I used to think that I could spend a year in one of these train stations if I had to do it. I used to think that about the World Trade Center because not only did they have dozens of food options, they also had a full on mall down there. Then 9-11 happened and it wasn’t as much to think about being trapped under the World Trade Center anymore. Though in the days after the attacks I did cling to the hopes that some of the people trapped in the rubble might be able to somehow get to some food or water just because of how much of it was down there. In the end I doubt that made any difference at all but it gave some of us hope.
As good as the WTC complex would’ve been for living underground, Penn Station in NYC is infinitely better. There’s an entire KMart in here! I showed up too early for my train so I happily spent the time walking around the store. I ended up buying discounted Valentine’s and a Just Dance game for my friend I’m visiting in New Jersey. his birthday is in a few days. I tried to get him an ironic Tim Tebow or Justin Bieber poster but they were sold out of both. Instead I got a supplemental gift of Children of the Corn 4 on DVD. Like I said, you can get anything underground.

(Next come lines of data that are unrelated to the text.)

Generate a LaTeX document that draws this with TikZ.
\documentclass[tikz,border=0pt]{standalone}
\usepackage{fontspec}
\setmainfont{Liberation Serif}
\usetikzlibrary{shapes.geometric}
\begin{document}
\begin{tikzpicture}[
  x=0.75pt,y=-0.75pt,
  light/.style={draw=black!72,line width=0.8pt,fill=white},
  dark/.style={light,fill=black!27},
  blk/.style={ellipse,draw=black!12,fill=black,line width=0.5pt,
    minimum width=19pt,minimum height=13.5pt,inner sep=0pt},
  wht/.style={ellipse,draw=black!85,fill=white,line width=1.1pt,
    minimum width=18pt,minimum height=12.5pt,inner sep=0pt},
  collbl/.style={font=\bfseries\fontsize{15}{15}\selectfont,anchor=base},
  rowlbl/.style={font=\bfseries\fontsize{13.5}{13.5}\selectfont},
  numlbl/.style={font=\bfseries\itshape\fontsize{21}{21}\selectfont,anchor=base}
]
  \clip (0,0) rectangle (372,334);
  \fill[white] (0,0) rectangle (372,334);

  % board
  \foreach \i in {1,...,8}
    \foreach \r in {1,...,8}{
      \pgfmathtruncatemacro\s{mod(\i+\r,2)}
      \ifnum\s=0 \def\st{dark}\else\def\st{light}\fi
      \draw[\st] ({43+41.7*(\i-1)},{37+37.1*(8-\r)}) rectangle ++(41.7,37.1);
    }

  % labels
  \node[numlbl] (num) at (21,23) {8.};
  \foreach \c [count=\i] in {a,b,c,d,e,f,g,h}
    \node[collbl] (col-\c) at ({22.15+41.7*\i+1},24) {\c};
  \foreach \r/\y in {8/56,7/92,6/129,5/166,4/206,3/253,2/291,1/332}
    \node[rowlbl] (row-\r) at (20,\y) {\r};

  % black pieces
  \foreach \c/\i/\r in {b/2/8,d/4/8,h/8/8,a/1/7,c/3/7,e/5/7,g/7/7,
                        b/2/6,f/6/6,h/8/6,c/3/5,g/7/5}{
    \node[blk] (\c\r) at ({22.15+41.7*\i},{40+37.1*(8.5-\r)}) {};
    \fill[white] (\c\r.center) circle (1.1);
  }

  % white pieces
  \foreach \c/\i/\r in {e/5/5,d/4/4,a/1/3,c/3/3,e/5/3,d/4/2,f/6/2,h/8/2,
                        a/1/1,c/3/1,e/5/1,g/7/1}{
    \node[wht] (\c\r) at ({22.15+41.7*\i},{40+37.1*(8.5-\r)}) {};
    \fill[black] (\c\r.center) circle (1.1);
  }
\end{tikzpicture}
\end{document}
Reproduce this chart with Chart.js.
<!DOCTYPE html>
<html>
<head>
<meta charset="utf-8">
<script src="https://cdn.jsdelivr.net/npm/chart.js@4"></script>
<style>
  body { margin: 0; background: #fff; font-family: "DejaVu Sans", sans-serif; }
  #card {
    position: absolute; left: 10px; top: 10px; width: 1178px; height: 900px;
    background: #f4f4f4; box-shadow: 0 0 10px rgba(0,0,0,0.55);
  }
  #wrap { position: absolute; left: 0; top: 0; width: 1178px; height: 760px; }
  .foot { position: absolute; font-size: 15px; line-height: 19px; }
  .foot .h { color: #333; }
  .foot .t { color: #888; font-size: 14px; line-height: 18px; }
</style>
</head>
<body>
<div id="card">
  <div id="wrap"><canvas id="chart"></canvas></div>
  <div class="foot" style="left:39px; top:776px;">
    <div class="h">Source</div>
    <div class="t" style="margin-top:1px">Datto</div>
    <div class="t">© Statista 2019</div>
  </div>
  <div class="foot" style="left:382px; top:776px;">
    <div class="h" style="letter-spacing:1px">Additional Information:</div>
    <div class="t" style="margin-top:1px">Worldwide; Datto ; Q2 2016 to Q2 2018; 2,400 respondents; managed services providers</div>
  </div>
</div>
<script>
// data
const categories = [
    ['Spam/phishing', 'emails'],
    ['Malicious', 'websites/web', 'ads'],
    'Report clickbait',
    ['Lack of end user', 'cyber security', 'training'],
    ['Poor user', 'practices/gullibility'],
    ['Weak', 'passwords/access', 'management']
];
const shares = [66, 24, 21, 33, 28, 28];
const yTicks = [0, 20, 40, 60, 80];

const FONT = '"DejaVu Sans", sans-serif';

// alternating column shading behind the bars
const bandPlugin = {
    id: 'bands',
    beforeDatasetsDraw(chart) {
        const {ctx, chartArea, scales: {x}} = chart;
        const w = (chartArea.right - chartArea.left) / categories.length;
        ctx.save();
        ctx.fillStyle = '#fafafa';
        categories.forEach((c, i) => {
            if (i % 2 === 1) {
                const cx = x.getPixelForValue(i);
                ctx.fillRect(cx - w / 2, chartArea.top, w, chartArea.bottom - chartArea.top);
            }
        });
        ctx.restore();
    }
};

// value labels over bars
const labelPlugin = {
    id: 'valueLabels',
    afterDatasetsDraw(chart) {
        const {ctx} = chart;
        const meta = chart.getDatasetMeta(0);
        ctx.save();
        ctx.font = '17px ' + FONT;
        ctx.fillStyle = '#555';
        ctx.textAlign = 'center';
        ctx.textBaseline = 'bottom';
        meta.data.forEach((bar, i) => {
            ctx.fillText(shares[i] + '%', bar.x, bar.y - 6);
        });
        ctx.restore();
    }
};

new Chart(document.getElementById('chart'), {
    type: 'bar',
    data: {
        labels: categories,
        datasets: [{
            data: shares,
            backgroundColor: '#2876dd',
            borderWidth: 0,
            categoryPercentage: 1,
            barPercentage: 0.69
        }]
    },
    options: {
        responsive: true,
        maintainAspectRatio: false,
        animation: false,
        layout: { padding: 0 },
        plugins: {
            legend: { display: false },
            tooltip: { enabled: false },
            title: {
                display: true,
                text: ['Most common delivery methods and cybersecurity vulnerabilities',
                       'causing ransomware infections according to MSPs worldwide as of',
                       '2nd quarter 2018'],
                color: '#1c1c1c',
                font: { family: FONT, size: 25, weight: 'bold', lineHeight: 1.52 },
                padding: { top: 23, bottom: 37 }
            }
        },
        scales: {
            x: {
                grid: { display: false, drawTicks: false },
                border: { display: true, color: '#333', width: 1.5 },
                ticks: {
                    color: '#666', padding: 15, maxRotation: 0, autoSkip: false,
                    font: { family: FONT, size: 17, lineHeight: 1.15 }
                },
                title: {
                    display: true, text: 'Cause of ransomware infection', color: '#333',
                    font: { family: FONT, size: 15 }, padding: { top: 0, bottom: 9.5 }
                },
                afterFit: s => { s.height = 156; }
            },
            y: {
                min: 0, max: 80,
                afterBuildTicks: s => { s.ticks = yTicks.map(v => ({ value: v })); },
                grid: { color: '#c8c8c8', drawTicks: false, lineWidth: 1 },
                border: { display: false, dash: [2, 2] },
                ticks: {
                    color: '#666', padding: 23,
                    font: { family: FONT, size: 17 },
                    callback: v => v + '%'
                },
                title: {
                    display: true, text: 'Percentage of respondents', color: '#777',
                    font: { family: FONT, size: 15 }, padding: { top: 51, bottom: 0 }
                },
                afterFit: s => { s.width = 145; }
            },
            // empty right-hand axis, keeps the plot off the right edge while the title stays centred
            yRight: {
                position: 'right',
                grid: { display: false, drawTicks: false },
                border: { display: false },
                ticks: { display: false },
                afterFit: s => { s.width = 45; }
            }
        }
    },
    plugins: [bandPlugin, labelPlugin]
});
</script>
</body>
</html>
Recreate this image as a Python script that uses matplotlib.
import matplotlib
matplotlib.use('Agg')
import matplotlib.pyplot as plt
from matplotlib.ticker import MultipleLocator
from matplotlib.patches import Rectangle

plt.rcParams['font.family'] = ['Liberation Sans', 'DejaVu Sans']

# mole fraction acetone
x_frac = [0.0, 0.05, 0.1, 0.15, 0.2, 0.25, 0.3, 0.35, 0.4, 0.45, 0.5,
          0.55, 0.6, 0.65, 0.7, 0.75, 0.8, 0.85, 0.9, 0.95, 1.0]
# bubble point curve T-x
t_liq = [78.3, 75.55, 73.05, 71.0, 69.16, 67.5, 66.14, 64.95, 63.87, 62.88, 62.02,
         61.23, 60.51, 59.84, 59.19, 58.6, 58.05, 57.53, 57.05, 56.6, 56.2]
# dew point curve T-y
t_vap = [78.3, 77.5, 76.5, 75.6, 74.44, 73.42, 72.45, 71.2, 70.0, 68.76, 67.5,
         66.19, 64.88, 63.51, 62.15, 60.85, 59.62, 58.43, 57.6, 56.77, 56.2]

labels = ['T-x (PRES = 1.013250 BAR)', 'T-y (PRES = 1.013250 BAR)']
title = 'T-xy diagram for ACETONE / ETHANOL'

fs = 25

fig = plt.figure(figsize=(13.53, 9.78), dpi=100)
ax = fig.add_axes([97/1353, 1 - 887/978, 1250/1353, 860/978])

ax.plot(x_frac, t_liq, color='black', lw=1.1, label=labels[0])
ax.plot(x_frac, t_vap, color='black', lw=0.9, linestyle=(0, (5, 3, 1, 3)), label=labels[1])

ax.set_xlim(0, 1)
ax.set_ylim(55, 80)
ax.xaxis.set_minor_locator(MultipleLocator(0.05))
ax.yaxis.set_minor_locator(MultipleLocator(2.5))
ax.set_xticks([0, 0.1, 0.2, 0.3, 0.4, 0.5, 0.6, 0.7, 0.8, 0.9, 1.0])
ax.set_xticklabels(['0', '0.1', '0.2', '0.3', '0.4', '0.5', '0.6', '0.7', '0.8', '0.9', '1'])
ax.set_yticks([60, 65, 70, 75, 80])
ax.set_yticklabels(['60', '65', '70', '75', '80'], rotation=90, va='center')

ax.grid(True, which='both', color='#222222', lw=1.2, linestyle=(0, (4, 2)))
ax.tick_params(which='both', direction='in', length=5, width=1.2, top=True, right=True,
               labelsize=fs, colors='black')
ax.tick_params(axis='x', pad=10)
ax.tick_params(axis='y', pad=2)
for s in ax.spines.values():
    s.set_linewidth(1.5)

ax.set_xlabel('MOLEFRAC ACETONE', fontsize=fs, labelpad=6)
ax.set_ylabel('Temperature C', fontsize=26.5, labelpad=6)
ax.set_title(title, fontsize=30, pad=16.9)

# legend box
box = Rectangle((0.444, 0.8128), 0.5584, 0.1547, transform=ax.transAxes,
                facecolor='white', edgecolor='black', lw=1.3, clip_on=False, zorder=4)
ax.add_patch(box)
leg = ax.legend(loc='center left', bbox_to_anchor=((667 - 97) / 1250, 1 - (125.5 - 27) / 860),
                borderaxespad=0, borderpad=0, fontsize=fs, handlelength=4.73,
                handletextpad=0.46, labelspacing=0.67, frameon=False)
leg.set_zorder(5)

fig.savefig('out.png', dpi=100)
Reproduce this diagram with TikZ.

I love the variety. I love how the place is a massive Benetton ad but not just with skin color. Some of the most destitute human beings I’ve ever seen are in this back room along side multi-millionaires and it’s like this all the time, every day. True, the rich are usually just here for an hour before their trains to Westchester or Long Island come rolling in, but it’s a major part of their lives, just as it is for the smelly junkies, rabid Rangers and Knicks super fans, and orange Jersey teenie-boppers. What else are all these people going to have in common other than Penn Station?
I could people watch here for hours. I’m shocked that no one has done a documentary on this place, there is a wealth of material.
The best thing I saw was a black guy around my age with his little four-year old daughter. She saw some on duty cops and ran over to them to say Hi and get a free sticker. The dad did not approve and gave the cops the eye. She didn’t care though, she acted like she was talking to two Princes. As he dragged her away she screamed back, “Thank you policemen, have a good day!” The cops, two white guys of Irish descent, were visibly touched and blew her kisses. I don’t know what it is, but this crowded, dirty, smelly, dilapidated train station seems to bring out the best in people.
If you ever have a few hours to kill in New York City and want to examine the human experience in all of its forms and socio-economic conditions, go to Penn Station, take a stroll from one side to the other, and prepare for your education.